Twenty-Eighth Sunday in Ordinary Time

Sunday 28C, 9th October 2022

We have an insight here into the meaning of faith as action. Elisha does not say to Naaman ‘ believe in Yahweh the God of Israel and you will be cured ’ but go and bathe seven times in the river Jordan. Naaman is upset thinking that he could just as well have washed himself clean in a river at home which undoes the faith he had by listening to the Israelite servant girl who had sent him on this quest from Aramea in the first place but his faith is restored because he now listens to his own servants who persuade him to do as requested

‘father, if the prophet had asked you to do something difficult, would you not have done it?

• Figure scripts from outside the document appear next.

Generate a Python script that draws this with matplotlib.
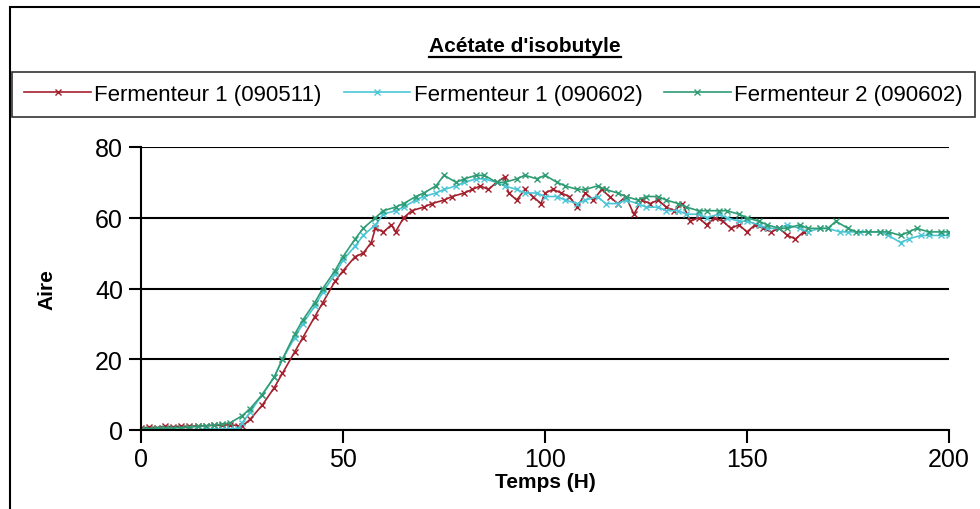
import matplotlib
matplotlib.use("Agg")
import matplotlib.pyplot as plt
from matplotlib.patches import Rectangle
from matplotlib.lines import Line2D
from matplotlib import font_manager

# -------------------- DATA --------------------
t_f1a = [0, 2, 4, 6, 8, 10, 12, 14, 16, 18, 20, 22, 24, 25, 27, 30, 33, 35, 38, 40,
         43, 45, 48, 50, 53, 55, 57, 58, 60, 62, 63, 65, 67, 70, 72, 75, 77, 80, 82,
         84, 86, 88, 90, 91, 93, 95, 97, 99, 100, 102, 104, 106, 108, 110, 112, 114,
         116, 118, 120, 122, 124, 126, 128, 130, 132, 134, 136, 138, 140, 142, 144,
         146, 148, 150, 152, 154, 156, 158, 160, 162, 164]
v_f1a = [0.5, 0.8, 0.7, 1.0, 0.9, 1.1, 1.0, 1.2, 1.1, 1.4, 1.3, 1.5, 1.2, 1.0, 3, 7,
         12, 16, 22, 26, 32, 36, 42, 45, 49, 50, 53, 57, 56, 58, 56, 60, 62, 63, 64,
         65, 66, 67, 68, 69, 68, 70, 71.5, 67, 65, 68, 66, 64, 67, 68, 67, 66, 63, 67,
         65, 68, 66, 64, 66, 61, 65, 64, 65, 63, 62, 64, 59, 60, 58, 60, 59, 57, 58,
         56, 58, 57, 56, 57, 55, 54, 56]

t_f1b = [0, 2, 4, 6, 8, 10, 12, 14, 16, 18, 20, 22, 24, 25, 27, 30, 33, 35, 38, 40,
         43, 45, 48, 50, 53, 55, 58, 60, 63, 65, 68, 70, 73, 75, 78, 80, 83, 85, 88,
         90, 93, 95, 98, 100, 103, 105, 108, 110, 113, 115, 118, 120, 123, 125, 128,
         130, 133, 135, 138, 140, 143, 145, 148, 150, 153, 155, 158, 160, 163, 165,
         168, 170, 173, 175, 178, 180, 183, 185, 188, 190, 193, 195, 198, 200]
v_f1b = [0.0, 0.1, 0.0, 0.2, 0.1, 0.0, 0.2, 0.1, 0.2, 0.3, 0.2, 0.3, 0.4, 2, 5, 10,
         15, 20, 26, 30, 35, 39, 44, 48, 52, 55, 58, 61, 62, 63, 65, 66, 67, 68, 69,
         70, 71, 71, 70, 69, 68, 67, 67, 66, 66, 65, 64, 65, 66, 64, 64, 65, 64, 63,
         63, 62, 62, 61, 61, 60, 61, 60, 59, 59, 58, 57, 57, 58, 57, 56, 57, 57, 56,
         56, 56, 56, 56, 55, 53, 54, 55, 55, 55, 55]

t_f2 = [0, 2, 4, 6, 8, 10, 12, 14, 16, 18, 20, 22, 25, 27, 30, 33, 35, 38, 40, 43,
        45, 48, 50, 53, 55, 58, 60, 63, 65, 68, 70, 73, 75, 78, 80, 83, 85, 88, 90,
        93, 95, 98, 100, 103, 105, 108, 110, 113, 115, 118, 120, 123, 125, 128, 130,
        133, 135, 138, 140, 143, 145, 148, 150, 153, 155, 158, 160, 163, 165, 168,
        170, 172, 175, 177, 180, 183, 185, 188, 190, 192, 195, 198, 200]
v_f2 = [0.3, 0.4, 0.5, 0.5, 0.6, 0.7, 0.8, 1.0, 1.2, 1.4, 1.6, 2.0, 4, 6, 10, 15,
        20, 27, 31, 36, 40, 45, 49, 54, 57, 60, 62, 63, 64, 66, 67, 69, 72, 70, 71,
        72, 72, 70, 70, 71, 72, 71, 72, 70, 69, 68, 68, 69, 68, 67, 66, 65, 66, 66,
        65, 64, 63, 62, 62, 62, 62, 61, 60, 59, 58, 57, 57, 58, 57, 57, 57, 59, 57,
        56, 56, 56, 56, 55, 56, 57, 56, 56, 56]

labels = ["Fermenteur 1 (090511)", "Fermenteur 1 (090602)", "Fermenteur 2 (090602)"]
colors = ["#a3202c", "#4cc6d6", "#2f9c74"]

x_ticks = [0, 50, 100, 150, 200]
y_ticks = [0, 20, 40, 60, 80]

# -------------------- FONT --------------------
names = {f.name for f in font_manager.fontManager.ttflist}
fam = "Liberation Sans Narrow" if "Liberation Sans Narrow" in names else "Liberation Sans"
plt.rcParams["font.family"] = [fam, "DejaVu Sans"]

# -------------------- FIGURE --------------------
fig = plt.figure(figsize=(9.8, 5.1), dpi=100)
ax = fig.add_axes([141 / 980, 1 - 431 / 510, 808 / 980, 283 / 510])

series = [(t_f1a, v_f1a), (t_f1b, v_f1b), (t_f2, v_f2)]
for (t, v), lab, c in zip(series, labels, colors):
    ax.plot(t, v, color=c, lw=1.2, marker="x", ms=5, mew=1.0, label=lab)

ax.set_xlim(0, 200)
ax.set_ylim(0, 80)
ax.set_xticks(x_ticks)
ax.set_yticks(y_ticks)
ax.tick_params(axis="both", labelsize=18, direction="out", length=9, width=1.5, color="black")
ax.tick_params(axis="x", pad=3)
ax.tick_params(axis="y", pad=4)
ax.grid(axis="y", color="black", lw=1.5)
ax.set_axisbelow(True)
for s in ["top", "right"]:
    ax.spines[s].set_visible(False)
ax.spines["left"].set_linewidth(1.5)
ax.spines["bottom"].set_linewidth(1.5)
ax.margins(0)

ax.set_xlabel("Temps (H)", fontsize=15, fontweight="bold", labelpad=1)
ax.set_ylabel("Aire", fontsize=15, fontweight="bold", labelpad=28)

# -------------------- LEGEND --------------------
leg = fig.legend(loc="lower left", bbox_to_anchor=(12 / 980, 1 - 118 / 510, 963 / 980, 45 / 510),
                 mode="expand", ncol=3, fontsize=16, frameon=True, fancybox=False,
                 edgecolor="black", handlelength=3.0, handletextpad=0.15, borderaxespad=0,
                 borderpad=0.55)
leg.get_frame().set_linewidth(1.2)

# -------------------- TITLE --------------------
title = fig.text(525 / 980, 1 - 47 / 510, "Acétate d'isobutyle", fontsize=15,
                 fontweight="bold", ha="center", va="center")
fig.canvas.draw()
bb = title.get_window_extent().transformed(fig.transFigure.inverted())
fig.add_artist(Line2D([bb.x0, bb.x1], [bb.y0 - 0.002, bb.y0 - 0.002], color="black",
                      lw=1.6, transform=fig.transFigure))

# outer frame
fig.add_artist(Rectangle((10 / 980, -0.1), 1.0, 1.1 - 8 / 510, fill=False, edgecolor="black",
                         lw=1.5, transform=fig.transFigure, clip_on=False))

fig.savefig("out.png", dpi=100)
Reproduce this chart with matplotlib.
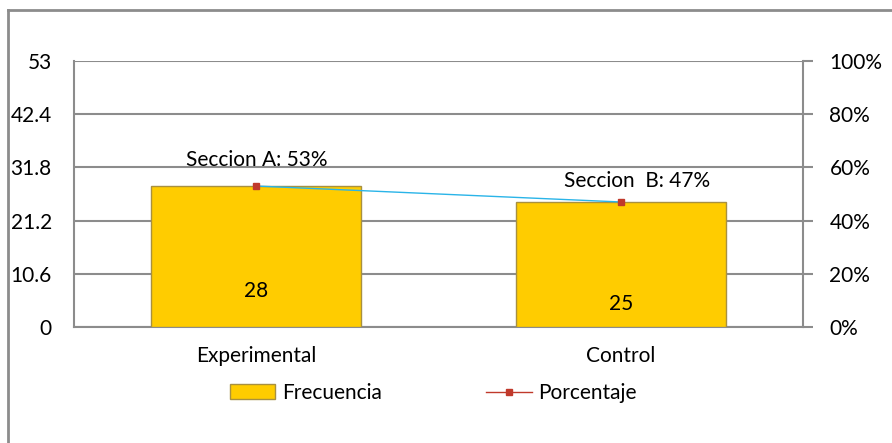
import matplotlib
matplotlib.use("Agg")
import matplotlib.pyplot as plt
from matplotlib.lines import Line2D
from matplotlib.patches import Patch
import numpy as np

categories = ["Experimental", "Control"]
frecuencia = [28, 25]
porcentaje = [53, 47]
point_labels = ["Seccion A: 53%", "Seccion  B: 47%"]
left_ticks = [0, 10.6, 21.2, 31.8, 42.4, 53]
left_tick_labels = ["0", "10.6", "21.2", "31.8", "42.4", "53"]
right_ticks = [0, 20, 40, 60, 80, 100]
right_tick_labels = ["0%", "20%", "40%", "60%", "80%", "100%"]

plt.rcParams['font.family'] = ['Lato', 'DejaVu Sans']
FS = 15
GRAY = "#8c8c8c"

fig = plt.figure(figsize=(8.92, 4.43), dpi=100)
W, H = 892, 443
ax = fig.add_axes([74 / W, 1 - 327 / H, (803 - 74) / W, (327 - 61) / H])
ax2 = ax.twinx()

x = np.arange(len(categories))
ax.bar(x, frecuencia, width=0.576, color="#FFCC00", edgecolor="#A89040",
       linewidth=1.0, zorder=3)
ax.set_xlim(-0.5, 1.5)
ax.set_ylim(0, 53)
ax.set_yticks(left_ticks)
ax.set_yticklabels(left_tick_labels, fontsize=FS)
ax.set_xticks(x)
ax.set_xticklabels(categories, fontsize=FS)
ax.tick_params(axis='y', length=0, pad=16)
ax.tick_params(axis='x', length=0, pad=14)
ax.grid(axis='y', color=GRAY, linewidth=1.5, zorder=0)
ax.set_axisbelow(True)
for s in ["top", "right"]:
    ax.spines[s].set_visible(False)
ax.spines["left"].set_color(GRAY)
ax.spines["left"].set_linewidth(1.5)
ax.spines["bottom"].set_color(GRAY)
ax.spines["bottom"].set_linewidth(1.5)

# bar value labels near the base
label_offsets = [36, 23]
for xi, v, off in zip(x, frecuencia, label_offsets):
    ax.annotate(str(v), (xi, 0), xytext=(0, off * 0.72), textcoords="offset points",
                ha="center", va="center", fontsize=FS, zorder=5)

ax2.plot(x, porcentaje, color="#2AB4E8", linewidth=1.0, marker="s",
         markersize=5, markerfacecolor="#C0392B", markeredgecolor="#C0392B", zorder=6)
ax2.set_ylim(0, 100)
ax2.set_yticks(right_ticks)
ax2.set_yticklabels(right_tick_labels, fontsize=FS)
ax2.tick_params(axis='y', length=7, width=1.5, color=GRAY, pad=12)
for s in ["top", "left", "bottom"]:
    ax2.spines[s].set_visible(False)
ax2.spines["right"].set_color(GRAY)
ax2.spines["right"].set_linewidth(1.5)

label_off = [(0, 18.5), (12, 15)]
for xi, p, lab, off in zip(x, porcentaje, point_labels, label_off):
    ax2.annotate(lab, (xi, p), xytext=off, textcoords="offset points",
                 ha="center", va="center", fontsize=FS)

# outer chart frame (left and top)
fig.add_artist(Line2D([8 / W, 8 / W], [0, 1 - 10 / H], transform=fig.transFigure,
                      color=GRAY, linewidth=2))
fig.add_artist(Line2D([8 / W, 1], [1 - 10 / H, 1 - 10 / H], transform=fig.transFigure,
                      color=GRAY, linewidth=2))

handles = [Patch(facecolor="#FFCC00", edgecolor="#A89040", label="Frecuencia"),
           Line2D([0], [0], color="#C0392B", linewidth=1, marker="s", markersize=5,
                  label="Porcentaje")]
fig.legend(handles=handles, loc="center", bbox_to_anchor=(433 / W, 1 - 393 / H),
           ncol=2, frameon=False, fontsize=FS, columnspacing=5.0, handlelength=2.2,
           handleheight=0.7, handletextpad=0.3)

fig.savefig("out.png", dpi=100)
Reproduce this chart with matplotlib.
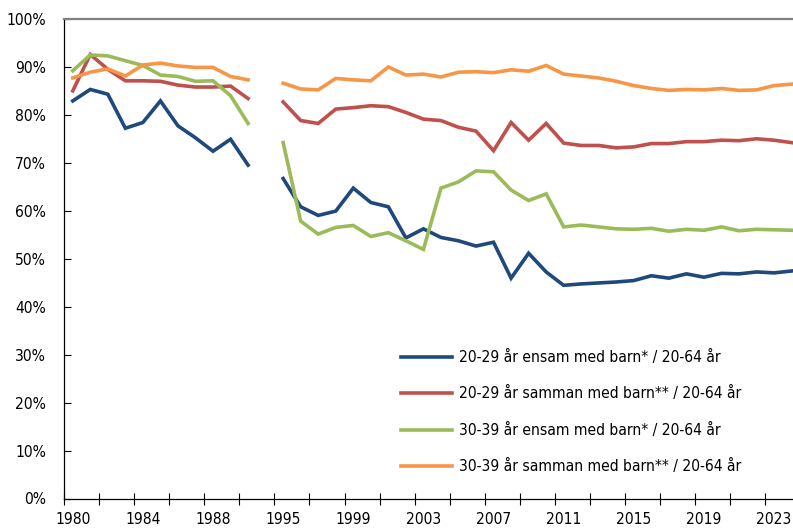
import numpy as np
import matplotlib
matplotlib.use('Agg')
import matplotlib.pyplot as plt

plt.rcParams['font.family'] = ['DejaVu Sans']
plt.rcParams['font.stretch'] = 'condensed'

# Years on the category axis (one empty slot for the missing years 1991-1994)
years = [str(y) for y in range(1980, 1991)] + [''] + [str(y) for y in range(1995, 2025)]

# Shares in percent, first block 1980-1990, second block 1995-2024
blue_a = [83.0, 85.4, 84.4, 77.3, 78.5, 83.0, 77.8, 75.3, 72.5, 75.0, 69.6]
blue_b = [66.8, 60.9, 59.1, 60.0, 64.8, 61.8, 60.9, 54.4, 56.3, 54.5,
          53.8, 52.7, 53.5, 46.0, 51.2, 47.3, 44.5, 44.8, 45.0, 45.2,
          45.5, 46.5, 46.0, 46.9, 46.2, 47.0, 46.9, 47.3, 47.1, 47.5]
red_a = [85.1, 92.7, 89.6, 87.2, 87.2, 87.1, 86.3, 85.9, 85.9, 86.1, 83.5]
red_b = [82.8, 78.9, 78.3, 81.3, 81.6, 82.0, 81.8, 80.6, 79.2, 78.9,
         77.5, 76.7, 72.6, 78.5, 74.8, 78.3, 74.2, 73.7, 73.7, 73.2,
         73.4, 74.1, 74.1, 74.5, 74.5, 74.8, 74.7, 75.1, 74.8, 74.3]
green_a = [89.3, 92.6, 92.4, 91.4, 90.4, 88.4, 88.1, 87.1, 87.2, 84.1, 78.3]
green_b = [74.3, 57.9, 55.2, 56.6, 57.0, 54.7, 55.5, 53.8, 52.0, 64.8,
           66.1, 68.4, 68.2, 64.4, 62.2, 63.6, 56.7, 57.1, 56.7, 56.3,
           56.2, 56.4, 55.8, 56.2, 56.0, 56.7, 55.9, 56.2, 56.1, 56.0]
orange_a = [87.8, 89.0, 89.7, 88.2, 90.5, 90.9, 90.3, 90.0, 90.0, 88.1, 87.4]
orange_b = [86.7, 85.5, 85.3, 87.7, 87.4, 87.2, 90.1, 88.4, 88.6, 88.0,
            89.0, 89.1, 88.9, 89.5, 89.2, 90.4, 88.6, 88.2, 87.8, 87.1,
            86.2, 85.6, 85.2, 85.4, 85.3, 85.6, 85.2, 85.3, 86.2, 86.5]

labels = ['20-29 år ensam med barn* / 20-64 år',
          '20-29 år samman med barn** / 20-64 år',
          '30-39 år ensam med barn* / 20-64 år',
          '30-39 år samman med barn** / 20-64 år']
colors = ['#1F497D', '#C0504D', '#9BBB59', '#F79646']

series = [blue_a + [np.nan] + blue_b,
          red_a + [np.nan] + red_b,
          green_a + [np.nan] + green_b,
          orange_a + [np.nan] + orange_b]

fs = 11.2

fig = plt.figure(figsize=(7.93, 5.28), dpi=100)
ax = fig.add_axes([64 / 793, 1 - 498.5 / 528, 1 - 64 / 793, 479 / 528])

x = np.arange(len(years))
for vals, lab, col in zip(series, labels, colors):
    ax.plot(x, np.array(vals) / 100, color=col, lw=2.6, label=lab,
            solid_joinstyle='miter')

ax.set_xlim(-0.5, 41.08)
ax.set_ylim(0, 1)

# y axis
ax.set_yticks(np.arange(0, 1.01, 0.1))
ax.set_yticklabels([f'{int(round(v * 100))}%' for v in np.arange(0, 1.01, 0.1)])
ax.tick_params(axis='y', direction='in', length=5, width=0.8, pad=13,
               labelsize=fs, colors='black')

# x axis: labels every 4th category, tick marks between categories
ax.set_xticks(x[::4])
ax.set_xticklabels(years[::4])
ax.set_xticks(np.arange(-0.5, 41.5, 2), minor=True)
ax.tick_params(axis='x', which='major', length=0, pad=10, labelsize=fs)
ax.tick_params(axis='x', which='minor', direction='inout', length=9, width=0.8)

ax.spines['right'].set_visible(False)
ax.spines['top'].set_color('#808080')
ax.spines['top'].set_linewidth(1.6)
ax.spines['left'].set_linewidth(0.9)
ax.spines['bottom'].set_linewidth(0.9)

ax.legend(loc='upper left', bbox_to_anchor=(401 / 793, 1 - 350 / 528),
          bbox_transform=fig.transFigure, frameon=False, fontsize=fs,
          handlelength=3.3, handletextpad=0.4, labelspacing=1.38,
          borderpad=0, borderaxespad=0)

fig.savefig('out.png', dpi=100)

All the more reason then, when he says to you, ‘bathe, and you will become clean’  (2Kg 5:13)

So faith is proved true, or made true in action and not least because the step of faith, which is faith in action, demands an openness to the possibility that another is in control. It’s  always in this sense a test of humility or, one might say, an openness to a greater truth, to a truth that transcends one’s own. It doesn’t  make sense to me but I’ll  do it. Naaman bathes and his skin disease disappears as does also his doubt – by acting in faith, faith comes to him, he discovers that the God of Israel is indeed the one true God and can’t  thank Elisha enough for this discovery. Elisha rightly refuses payment for no one can pay God for being God and in a delicious exposition of human ambivalence Naaman takes home soil from Israel to establish a place of true worship there in the midst of the many other gods the Arameans worship, apologising to Elisha that it would be politic for him to continue to do this also – one step at a time one might say.

When we come to the gospel story we see a very similar dynamic in action: but this time in a reversal of the Naaman story, it is Jesus, it is God, who turns his back on the Jordan and goes to those on the margins and orders them not to bathe but to go to their priests. But again their faith is proved, or made true in action – whether these priests are Jews or Samaritans. They go as they are unclean and find themselves in the going made clean. Only one, like Naaman, realises the true nature of what has happened, the true nature that is of Christ and comes back to thank him. His faith has saved him, that is his taking a step on a path he does not know, that doesn’t  initially make sense to him. He trusts himself to a stranger and finds faith. This is what I would like to suggest Br Herbert was asking of God when he asked me to close the door on him as he lay in bed preparing to take that last step of faith into the unknown, into the control of another, a step we all have to make, only to discover that we’ve  been accompanied all along.